---------- DATA SUPPLIED

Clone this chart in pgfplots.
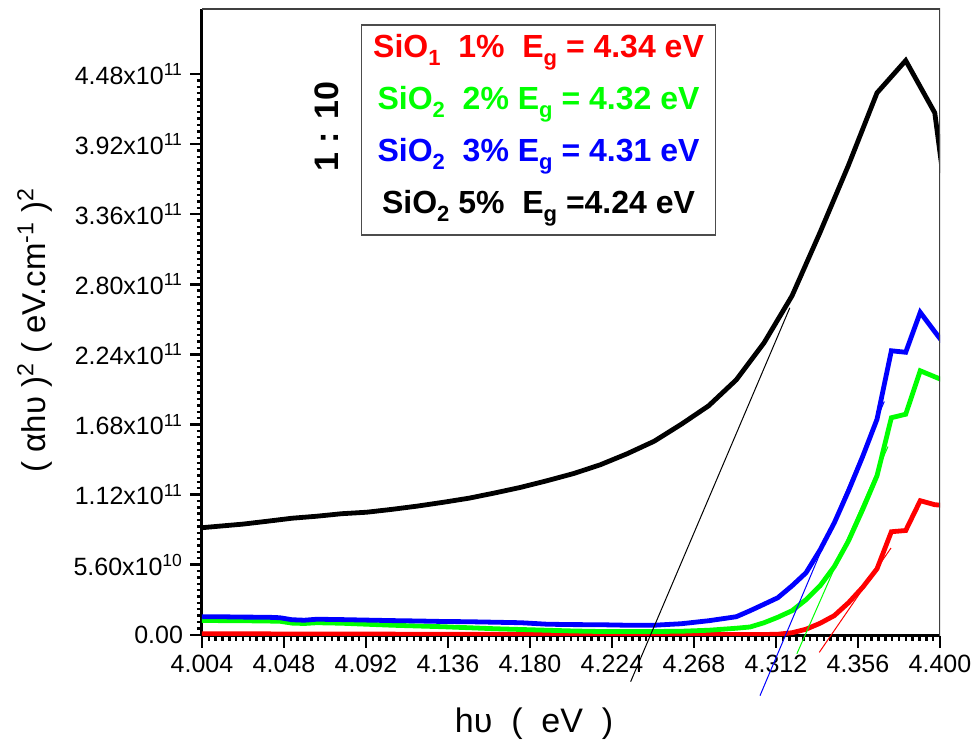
\documentclass[border=0pt]{standalone}
\usepackage{fontspec}
\setmainfont{Liberation Sans}
\usepackage{pgfplots}
\pgfplotsset{compat=1.18}
\definecolor{cred}{RGB}{255,0,0}
\definecolor{cgreen}{RGB}{0,255,0}
\definecolor{cblue}{RGB}{0,0,255}
\newcommand{\lsub}[1]{\raisebox{-0.45ex}{\fontsize{11}{11}\selectfont #1}}

\begin{document}
\begin{tikzpicture}
% page = 977x747 px at 0.5pt per px
\useasboundingbox (-101pt,-55.5pt) rectangle (387.5pt,318pt);
\begin{axis}[
    at={(0,0)}, anchor=south west,
    scale only axis, width=369pt, height=313.5pt,
    xmin=4.004, xmax=4.400, ymin=-1e9, ymax=5.0e11,
    axis lines=left, axis line style={-, line width=1.5pt},
    tick align=outside,
    major tick length=6pt, minor tick length=2.5pt,
    every tick/.style={black, line width=1.2pt},
    xtick={4.004,4.048,4.092,4.136,4.180,4.224,4.268,4.312,4.356,4.400},
    xticklabels={4.004,4.048,4.092,4.136,4.180,4.224,4.268,4.312,4.356,4.400},
    minor x tick num=11,
    ytick={0,5.6e10,1.12e11,1.68e11,2.24e11,2.80e11,3.36e11,3.92e11,4.48e11},
    yticklabels={0.00,5.60x10\textsuperscript{10},1.12x10\textsuperscript{11},
        1.68x10\textsuperscript{11},2.24x10\textsuperscript{11},2.80x10\textsuperscript{11},
        3.36x10\textsuperscript{11},3.92x10\textsuperscript{11},4.48x10\textsuperscript{11}},
    minor y tick num=10,
    scaled y ticks=false,
    tick label style={font=\fontsize{12.5}{14}\selectfont},
    xlabel={hυ\ \ (\ \ eV\ \ )},
    ylabel={(\ αhυ\ )\textsuperscript{2}\ (\ eV.cm\textsuperscript{-1}\ )\textsuperscript{2}},
    xlabel style={at={(axis description cs:0.45,-0.1404)}, anchor=center,
        font=\fontsize{17}{20}\selectfont},
    ylabel style={at={(axis description cs:-0.2263,0.488)}, anchor=center, rotate=0,
        font=\fontsize{16.5}{20}\selectfont},
]
% SiO2 5%
\addplot[black, line width=2.4pt] coordinates {
(4.0000,8.50e10) (4.0129,8.67e10) (4.0260,8.84e10) (4.0391,9.07e10) (4.0523,9.31e10)
(4.0656,9.47e10) (4.0789,9.67e10) (4.0924,9.79e10) (4.1060,10.02e10) (4.1196,10.28e10)
(4.1333,10.58e10) (4.1472,10.91e10) (4.1611,11.33e10) (4.1751,11.78e10) (4.1892,12.31e10)
(4.2034,12.88e10) (4.2177,13.58e10) (4.2321,14.46e10) (4.2466,15.46e10) (4.2612,16.82e10)
(4.2759,18.30e10) (4.2907,20.37e10) (4.3056,23.33e10) (4.3206,27.08e10) (4.3357,32.17e10)
(4.3509,37.52e10) (4.3662,43.30e10) (4.3816,45.88e10) (4.3972,41.70e10) (4.4050,32.80e10)
};
% SiO1 1%
\addplot[cred, line width=2.4pt] coordinates {
(4.0000,0.08e10) (4.0656,0.06e10) (4.1333,0.04e10) (4.2034,0.02e10) (4.2759,0.02e10)
(4.3056,0.02e10) (4.3130,0.04e10) (4.3206,0.16e10) (4.3281,0.44e10) (4.3357,0.92e10)
(4.3433,1.53e10) (4.3509,2.56e10) (4.3585,3.79e10) (4.3662,5.27e10) (4.3739,8.23e10)
(4.3816,8.33e10) (4.3894,10.71e10) (4.3972,10.39e10) (4.4050,10.30e10)
};
% SiO2 2%
\addplot[cgreen, line width=2.4pt] coordinates {
(4.0000,1.14e10) (4.0260,1.12e10) (4.0457,1.08e10) (4.0523,0.93e10) (4.0589,0.90e10)
(4.0656,0.96e10) (4.0789,0.92e10) (4.0924,0.84e10) (4.1060,0.76e10) (4.1196,0.70e10)
(4.1333,0.64e10) (4.1472,0.56e10) (4.1611,0.48e10) (4.1751,0.42e10) (4.1892,0.36e10)
(4.2034,0.30e10) (4.2177,0.26e10) (4.2321,0.26e10) (4.2466,0.26e10) (4.2612,0.28e10)
(4.2759,0.36e10) (4.2907,0.52e10) (4.2981,0.62e10) (4.3056,0.96e10) (4.3130,1.40e10)
(4.3206,1.92e10) (4.3281,2.80e10) (4.3357,3.92e10) (4.3433,5.45e10) (4.3509,7.50e10)
(4.3585,10.00e10) (4.3662,12.70e10) (4.3739,17.34e10) (4.3816,17.62e10) (4.3894,21.09e10)
(4.3972,20.61e10) (4.4050,20.13e10)
};
% SiO2 3%
\addplot[cblue, line width=2.4pt] coordinates {
(4.0000,1.44e10) (4.0129,1.44e10) (4.0260,1.41e10) (4.0391,1.40e10) (4.0457,1.36e10)
(4.0523,1.20e10) (4.0589,1.16e10) (4.0656,1.24e10) (4.0789,1.21e10) (4.0924,1.17e10)
(4.1060,1.13e10) (4.1196,1.10e10) (4.1333,1.06e10) (4.1472,1.04e10) (4.1611,1.00e10)
(4.1751,0.96e10) (4.1892,0.84e10) (4.2034,0.81e10) (4.2177,0.80e10) (4.2321,0.76e10)
(4.2466,0.76e10) (4.2612,0.88e10) (4.2759,1.12e10) (4.2907,1.44e10) (4.2981,1.92e10)
(4.3056,2.44e10) (4.3130,2.96e10) (4.3206,3.91e10) (4.3281,4.95e10) (4.3357,6.79e10)
(4.3433,8.95e10) (4.3509,11.50e10) (4.3585,14.24e10) (4.3662,17.22e10) (4.3739,22.69e10)
(4.3816,22.57e10) (4.3894,25.76e10) (4.3972,24.21e10) (4.4050,22.69e10)
};
% thin top and right frame
\draw[line width=0.6pt, black!75] (rel axis cs:0,1) -- (rel axis cs:1,1) -- (rel axis cs:1,0);
% legend box
\node[draw=black!70, line width=0.7pt, fill=white, minimum width=177pt, minimum height=105pt,
      align=center, font=\fontsize{16}{26}\selectfont\bfseries, inner sep=2pt]
  at (rel axis cs:0.456,0.807) {%
  \textcolor{cred}{SiO\lsub{1}\ \ 1\%\ \ E\lsub{g} = 4.34 eV}\\
  \textcolor{cgreen}{SiO\lsub{2}\ \ 2\% E\lsub{g} = 4.32 eV}\\
  \textcolor{cblue}{SiO\lsub{2}\ \ 3\% E\lsub{g} = 4.31 eV}\\
  \textcolor{black}{SiO\lsub{2} 5\%\ \ E\lsub{g} =4.24 eV}};
\node[rotate=90, font=\fontsize{17}{20}\selectfont\bfseries] at (rel axis cs:0.169,0.812) {1 : 10};
\end{axis}
% tangent lines, not clipped to the axis box
\begin{axis}[
    at={(0,0)}, anchor=south west,
    scale only axis, width=369pt, height=313.5pt,
    xmin=4.004, xmax=4.400, ymin=-1e9, ymax=5.0e11,
    hide axis, clip=false,
]
\addplot[black, line width=0.5pt] coordinates {(4.2340,-3.75e10) (4.3194,26.12e10)};
\addplot[cblue, line width=0.5pt] coordinates {(4.3034,-4.87e10) (4.3701,18.64e10)};
\addplot[cgreen, line width=0.5pt] coordinates {(4.3232,-1.52e10) (4.3721,15.04e10)};
\addplot[cred, line width=0.5pt] coordinates {(4.3352,-1.41e10) (4.3737,6.93e10)};
\end{axis}
\end{tikzpicture}
\end{document}
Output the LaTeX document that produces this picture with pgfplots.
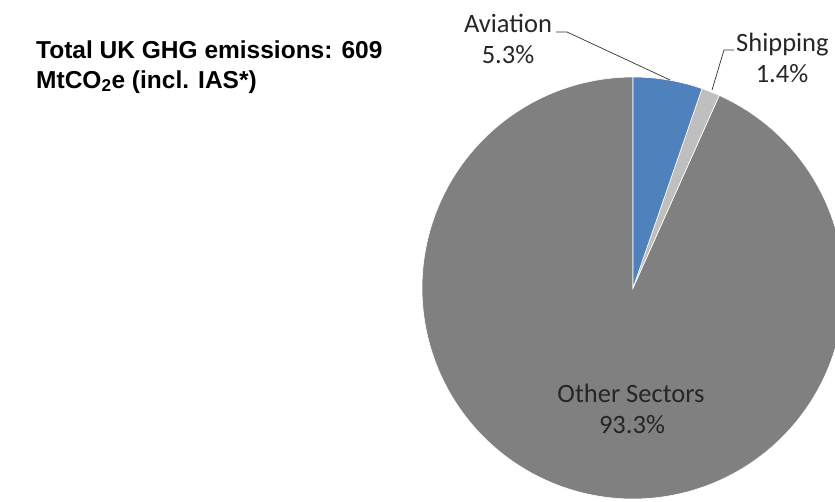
\documentclass[border=0pt]{standalone}
\usepackage{fontspec}
\setmainfont{Carlito}
\newfontfamily\arialfont{Liberation Sans}
\usepackage{pgfplots}
\usepackage{pgfplotstable}
\pgfplotsset{compat=1.18}

\definecolor{avi}{HTML}{4F81BD}
\definecolor{ship}{HTML}{BFBFBF}
\definecolor{other}{HTML}{808080}
\definecolor{lbl}{HTML}{262626}

% share of UK GHG emissions, percent
\pgfplotstableread{
sector share
Aviation 5.3
Shipping 1.4
Other 93.3
}\sharetable

\begin{document}
\begin{tikzpicture}
\pgfplotstablegetelem{0}{share}\of\sharetable \let\sA\pgfplotsretval
\pgfplotstablegetelem{1}{share}\of\sharetable \let\sB\pgfplotsretval
\pgfplotstablegetelem{2}{share}\of\sharetable \let\sC\pgfplotsretval
% pie starts at 12 o'clock and runs clockwise
\pgfmathsetmacro\aO{90}
\pgfmathsetmacro\aA{\aO-3.6*\sA}
\pgfmathsetmacro\aB{\aA-3.6*\sB}
\pgfmathsetmacro\aC{\aB-3.6*\sC}
\def\cx{633}\def\cy{288}\def\rr{211}
\begin{axis}[
    scale only axis,
    width=835pt, height=501pt,
    xmin=0, xmax=835, ymin=0, ymax=501,
    y dir=reverse,
    hide axis,
    clip=true,
]
\addplot[fill=other, draw=white, line width=0.6pt, domain=\aC:\aB, samples=200]
    ({\cx+\rr*cos(x)}, {\cy-\rr*sin(x)}) -- (axis cs:\cx,\cy) -- cycle;
\addplot[fill=ship, draw=white, line width=0.6pt, domain=\aB:\aA, samples=10]
    ({\cx+\rr*cos(x)}, {\cy-\rr*sin(x)}) -- (axis cs:\cx,\cy) -- cycle;
\addplot[fill=avi, draw=white, line width=0.6pt, domain=\aA:\aO, samples=30]
    ({\cx+\rr*cos(x)}, {\cy-\rr*sin(x)}) -- (axis cs:\cx,\cy) -- cycle;

% leader lines
\draw[black!80, line width=0.7pt] (axis cs:556,32) -- (axis cs:567,32) -- (axis cs:670,80);
\draw[black!80, line width=0.7pt] (axis cs:734,50) -- (axis cs:724,50) -- (axis cs:712,90);

\tikzset{lab/.style={font=\fontsize{26.5}{30}\selectfont, text=lbl, inner sep=0pt}}
\node[lab, anchor=base] at (axis cs:508,32) {Aviation};
\node[lab, anchor=base] at (axis cs:508,63) {\sA\%};
\node[lab, anchor=base west] at (axis cs:736,51) {Shipping};
\node[lab, anchor=base] at (axis cs:782,82) {\sB\%};
\node[lab, anchor=base] at (axis cs:631,402) {Other Sectors};
\node[lab, anchor=base] at (axis cs:632,433) {\sC\%};

\tikzset{ttl/.style={font=\arialfont\bfseries\fontsize{24.5}{28}\selectfont, anchor=base west, inner sep=0pt}}
\node[ttl] at (axis cs:36,58) {Total UK GHG emissions: 609};
\node[ttl] at (axis cs:36,88) {MtCO\textsubscript{2}e (incl. IAS*)};
\end{axis}
\path (current axis.south west) rectangle (current axis.north east);
\end{tikzpicture}
\end{document}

--------------------

• **STATED GOAL**
Pick out the lines that include the word "this" and write them out.

• **SOLVED PROBLEM**
Clone this chart in pgfplots.
Output the LaTeX document that produces this picture with pgfplots.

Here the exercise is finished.